## WORK TO BE COMPLETED:
Extract each line of the material that follows exactly and omit its pictures.
#####
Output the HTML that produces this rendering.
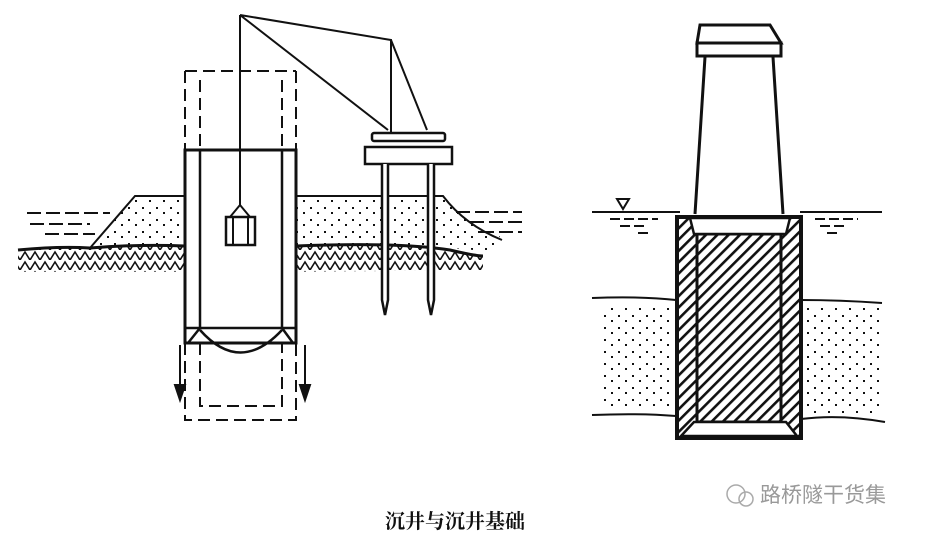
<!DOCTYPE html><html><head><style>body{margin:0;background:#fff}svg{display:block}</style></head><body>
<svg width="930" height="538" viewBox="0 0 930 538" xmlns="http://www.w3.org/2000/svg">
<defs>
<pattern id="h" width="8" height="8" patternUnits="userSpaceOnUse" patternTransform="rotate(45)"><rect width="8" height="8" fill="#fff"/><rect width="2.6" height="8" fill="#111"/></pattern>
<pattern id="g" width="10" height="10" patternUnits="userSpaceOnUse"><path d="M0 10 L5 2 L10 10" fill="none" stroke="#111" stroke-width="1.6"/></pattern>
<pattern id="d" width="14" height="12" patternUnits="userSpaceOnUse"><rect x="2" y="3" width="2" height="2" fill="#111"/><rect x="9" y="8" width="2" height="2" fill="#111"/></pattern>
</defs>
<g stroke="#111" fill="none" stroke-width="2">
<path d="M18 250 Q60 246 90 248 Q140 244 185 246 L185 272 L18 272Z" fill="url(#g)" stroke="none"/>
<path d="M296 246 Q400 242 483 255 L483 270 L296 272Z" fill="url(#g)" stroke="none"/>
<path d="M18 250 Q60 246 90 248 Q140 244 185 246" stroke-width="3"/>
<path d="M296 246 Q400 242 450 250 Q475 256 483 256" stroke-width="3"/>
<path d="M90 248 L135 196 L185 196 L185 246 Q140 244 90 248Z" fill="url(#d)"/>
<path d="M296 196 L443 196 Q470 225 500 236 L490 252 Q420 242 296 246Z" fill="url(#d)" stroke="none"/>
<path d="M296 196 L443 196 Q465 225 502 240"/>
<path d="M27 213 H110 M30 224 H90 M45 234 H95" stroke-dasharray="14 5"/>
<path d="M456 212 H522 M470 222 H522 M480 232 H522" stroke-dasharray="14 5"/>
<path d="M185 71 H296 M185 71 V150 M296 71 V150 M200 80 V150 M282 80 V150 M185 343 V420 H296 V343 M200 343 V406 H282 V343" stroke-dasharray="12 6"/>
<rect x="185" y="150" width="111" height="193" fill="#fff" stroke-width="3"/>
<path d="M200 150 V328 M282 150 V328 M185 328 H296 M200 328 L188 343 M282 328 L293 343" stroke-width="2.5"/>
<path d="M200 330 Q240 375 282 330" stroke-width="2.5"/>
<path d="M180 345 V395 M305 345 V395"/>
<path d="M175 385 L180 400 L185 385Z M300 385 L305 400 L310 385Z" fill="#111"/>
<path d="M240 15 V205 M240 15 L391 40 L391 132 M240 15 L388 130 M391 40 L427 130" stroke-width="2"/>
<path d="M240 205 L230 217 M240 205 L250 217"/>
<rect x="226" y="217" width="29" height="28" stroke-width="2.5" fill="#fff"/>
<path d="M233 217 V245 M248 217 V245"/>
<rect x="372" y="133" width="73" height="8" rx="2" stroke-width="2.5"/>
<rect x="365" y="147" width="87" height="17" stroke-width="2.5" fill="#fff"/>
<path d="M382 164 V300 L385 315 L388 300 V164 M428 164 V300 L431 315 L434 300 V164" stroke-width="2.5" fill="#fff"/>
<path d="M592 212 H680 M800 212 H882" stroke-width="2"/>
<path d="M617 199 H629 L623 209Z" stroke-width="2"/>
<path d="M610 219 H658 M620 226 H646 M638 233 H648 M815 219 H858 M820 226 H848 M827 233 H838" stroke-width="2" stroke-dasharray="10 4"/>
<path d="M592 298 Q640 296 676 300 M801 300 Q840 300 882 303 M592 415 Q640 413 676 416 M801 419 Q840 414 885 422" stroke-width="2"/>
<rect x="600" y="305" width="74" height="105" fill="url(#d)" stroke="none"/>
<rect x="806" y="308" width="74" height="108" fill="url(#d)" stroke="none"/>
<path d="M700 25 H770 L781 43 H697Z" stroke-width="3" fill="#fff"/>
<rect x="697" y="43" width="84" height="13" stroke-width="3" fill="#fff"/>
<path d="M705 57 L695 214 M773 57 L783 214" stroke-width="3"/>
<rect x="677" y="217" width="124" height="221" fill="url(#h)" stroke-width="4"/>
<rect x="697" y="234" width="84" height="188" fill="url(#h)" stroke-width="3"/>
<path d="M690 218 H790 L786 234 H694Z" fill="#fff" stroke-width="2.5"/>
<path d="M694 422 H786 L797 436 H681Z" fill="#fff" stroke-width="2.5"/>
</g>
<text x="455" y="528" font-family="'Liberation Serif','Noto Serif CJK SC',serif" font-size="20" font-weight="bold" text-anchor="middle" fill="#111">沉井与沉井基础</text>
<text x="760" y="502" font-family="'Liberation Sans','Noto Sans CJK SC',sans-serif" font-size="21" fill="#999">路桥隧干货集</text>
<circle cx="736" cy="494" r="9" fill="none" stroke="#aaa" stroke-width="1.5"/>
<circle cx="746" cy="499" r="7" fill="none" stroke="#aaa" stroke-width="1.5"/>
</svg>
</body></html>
#####
## WORKED ANSWER:
Output the HTML that produces this rendering.
<!DOCTYPE html><html><head><style>body{margin:0;background:#fff}svg{display:block}</style></head><body>
<svg width="930" height="538" viewBox="0 0 930 538" xmlns="http://www.w3.org/2000/svg">
<defs>
<pattern id="h" width="8" height="8" patternUnits="userSpaceOnUse" patternTransform="rotate(45)"><rect width="8" height="8" fill="#fff"/><rect width="2.6" height="8" fill="#111"/></pattern>
<pattern id="g" width="10" height="10" patternUnits="userSpaceOnUse"><path d="M0 10 L5 2 L10 10" fill="none" stroke="#111" stroke-width="1.6"/></pattern>
<pattern id="d" width="14" height="12" patternUnits="userSpaceOnUse"><rect x="2" y="3" width="2" height="2" fill="#111"/><rect x="9" y="8" width="2" height="2" fill="#111"/></pattern>
</defs>
<g stroke="#111" fill="none" stroke-width="2">
<path d="M18 250 Q60 246 90 248 Q140 244 185 246 L185 272 L18 272Z" fill="url(#g)" stroke="none"/>
<path d="M296 246 Q400 242 483 255 L483 270 L296 272Z" fill="url(#g)" stroke="none"/>
<path d="M18 250 Q60 246 90 248 Q140 244 185 246" stroke-width="3"/>
<path d="M296 246 Q400 242 450 250 Q475 256 483 256" stroke-width="3"/>
<path d="M90 248 L135 196 L185 196 L185 246 Q140 244 90 248Z" fill="url(#d)"/>
<path d="M296 196 L443 196 Q470 225 500 236 L490 252 Q420 242 296 246Z" fill="url(#d)" stroke="none"/>
<path d="M296 196 L443 196 Q465 225 502 240"/>
<path d="M27 213 H110 M30 224 H90 M45 234 H95" stroke-dasharray="14 5"/>
<path d="M456 212 H522 M470 222 H522 M480 232 H522" stroke-dasharray="14 5"/>
<path d="M185 71 H296 M185 71 V150 M296 71 V150 M200 80 V150 M282 80 V150 M185 343 V420 H296 V343 M200 343 V406 H282 V343" stroke-dasharray="12 6"/>
<rect x="185" y="150" width="111" height="193" fill="#fff" stroke-width="3"/>
<path d="M200 150 V328 M282 150 V328 M185 328 H296 M200 328 L188 343 M282 328 L293 343" stroke-width="2.5"/>
<path d="M200 330 Q240 375 282 330" stroke-width="2.5"/>
<path d="M180 345 V395 M305 345 V395"/>
<path d="M175 385 L180 400 L185 385Z M300 385 L305 400 L310 385Z" fill="#111"/>
<path d="M240 15 V205 M240 15 L391 40 L391 132 M240 15 L388 130 M391 40 L427 130" stroke-width="2"/>
<path d="M240 205 L230 217 M240 205 L250 217"/>
<rect x="226" y="217" width="29" height="28" stroke-width="2.5" fill="#fff"/>
<path d="M233 217 V245 M248 217 V245"/>
<rect x="372" y="133" width="73" height="8" rx="2" stroke-width="2.5"/>
<rect x="365" y="147" width="87" height="17" stroke-width="2.5" fill="#fff"/>
<path d="M382 164 V300 L385 315 L388 300 V164 M428 164 V300 L431 315 L434 300 V164" stroke-width="2.5" fill="#fff"/>
<path d="M592 212 H680 M800 212 H882" stroke-width="2"/>
<path d="M617 199 H629 L623 209Z" stroke-width="2"/>
<path d="M610 219 H658 M620 226 H646 M638 233 H648 M815 219 H858 M820 226 H848 M827 233 H838" stroke-width="2" stroke-dasharray="10 4"/>
<path d="M592 298 Q640 296 676 300 M801 300 Q840 300 882 303 M592 415 Q640 413 676 416 M801 419 Q840 414 885 422" stroke-width="2"/>
<rect x="600" y="305" width="74" height="105" fill="url(#d)" stroke="none"/>
<rect x="806" y="308" width="74" height="108" fill="url(#d)" stroke="none"/>
<path d="M700 25 H770 L781 43 H697Z" stroke-width="3" fill="#fff"/>
<rect x="697" y="43" width="84" height="13" stroke-width="3" fill="#fff"/>
<path d="M705 57 L695 214 M773 57 L783 214" stroke-width="3"/>
<rect x="677" y="217" width="124" height="221" fill="url(#h)" stroke-width="4"/>
<rect x="697" y="234" width="84" height="188" fill="url(#h)" stroke-width="3"/>
<path d="M690 218 H790 L786 234 H694Z" fill="#fff" stroke-width="2.5"/>
<path d="M694 422 H786 L797 436 H681Z" fill="#fff" stroke-width="2.5"/>
</g>
<text x="455" y="528" font-family="'Liberation Serif','Noto Serif CJK SC',serif" font-size="20" font-weight="bold" text-anchor="middle" fill="#111">沉井与沉井基础</text>
<text x="760" y="502" font-family="'Liberation Sans','Noto Sans CJK SC',sans-serif" font-size="21" fill="#999">路桥隧干货集</text>
<circle cx="736" cy="494" r="9" fill="none" stroke="#aaa" stroke-width="1.5"/>
<circle cx="746" cy="499" r="7" fill="none" stroke="#aaa" stroke-width="1.5"/>
</svg>
</body></html>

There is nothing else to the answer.